Child care providers in four areas of the state voluntarily participate in the four-star rating system, which provides consumer information to parents about the quality of some of their child care options. HF669, sponsored by Rep. Jenifer Loon (R-Eden Prairie) would authorize the Education Department to issue a request for proposals to continue the system, but doesn’t specify an appropriation amount.

The House Education Finance Committee laid the bill over March 16 for possible inclusion in an omnibus bill. Sen. Geoff Michel (R-Edina) sponsors a companion, SF331, which awaits action by the Senate Health and Human Services Committee.

The bill would also provide scholarships to certain families earning equal to or less than 47 percent of the median state income.

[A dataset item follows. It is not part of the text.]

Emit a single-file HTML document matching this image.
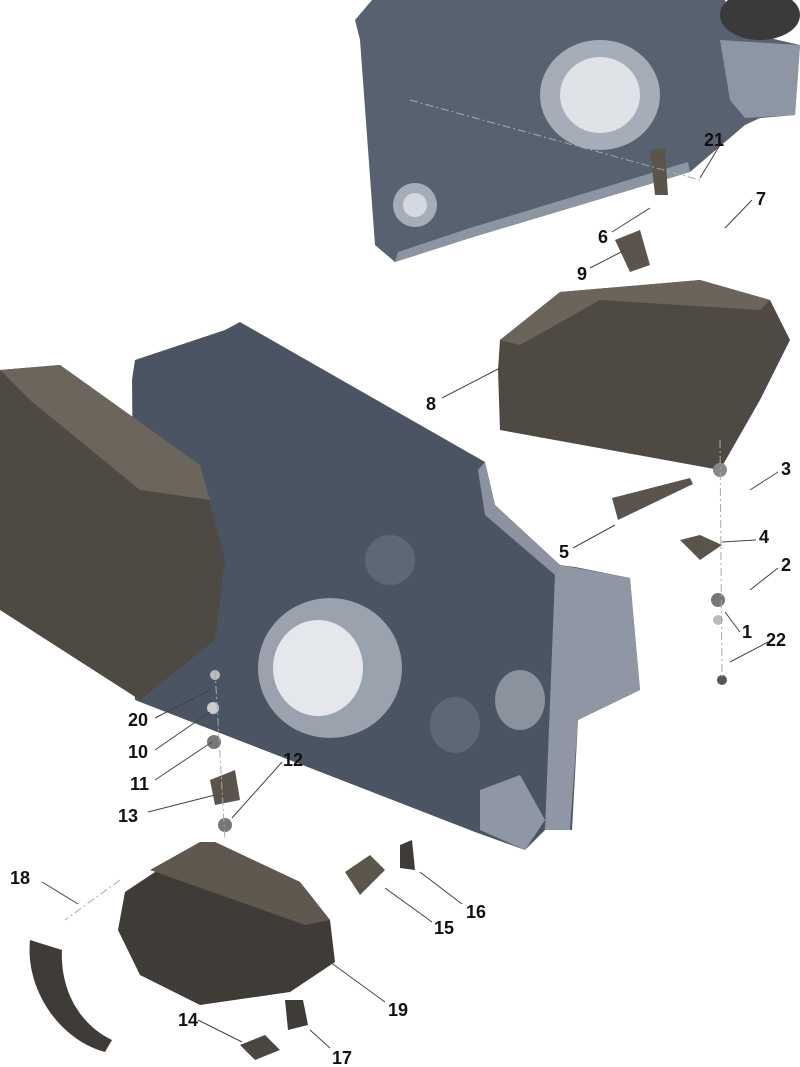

That’s roughly $40,000 for a family of four, according to Laurie Davis, policy director for the Minnesota Early Learning Foundation. The scholarship would be $4,000 a year for each eligible child and could be used at a three- or four-star rated program.

Rep. Sondra Erickson (R-Princeton) said many child care providers in her district view the rating system as creating a perception there are two classes of child care facilities and don’t think government resources should be spent on it.

Karen Effrem, a board member of Education Liberty Watch, said the best environment for children is in a two-parent family and that funds are better spent in K-12.

“This is not an attempt to have the program take over parenting responsibilities for young children. It is for parents who want to, or have to because of their economic circumstances, go out to work and they want a certain enriching environment for their child to be in while they have to be away,” Loon said.

Rep. Denise Dittrich (DFL-Champlin) said high-quality child care programs have been shown to help increase low-income parents’ earning power by 30 percent and to help parents improve their parenting skills.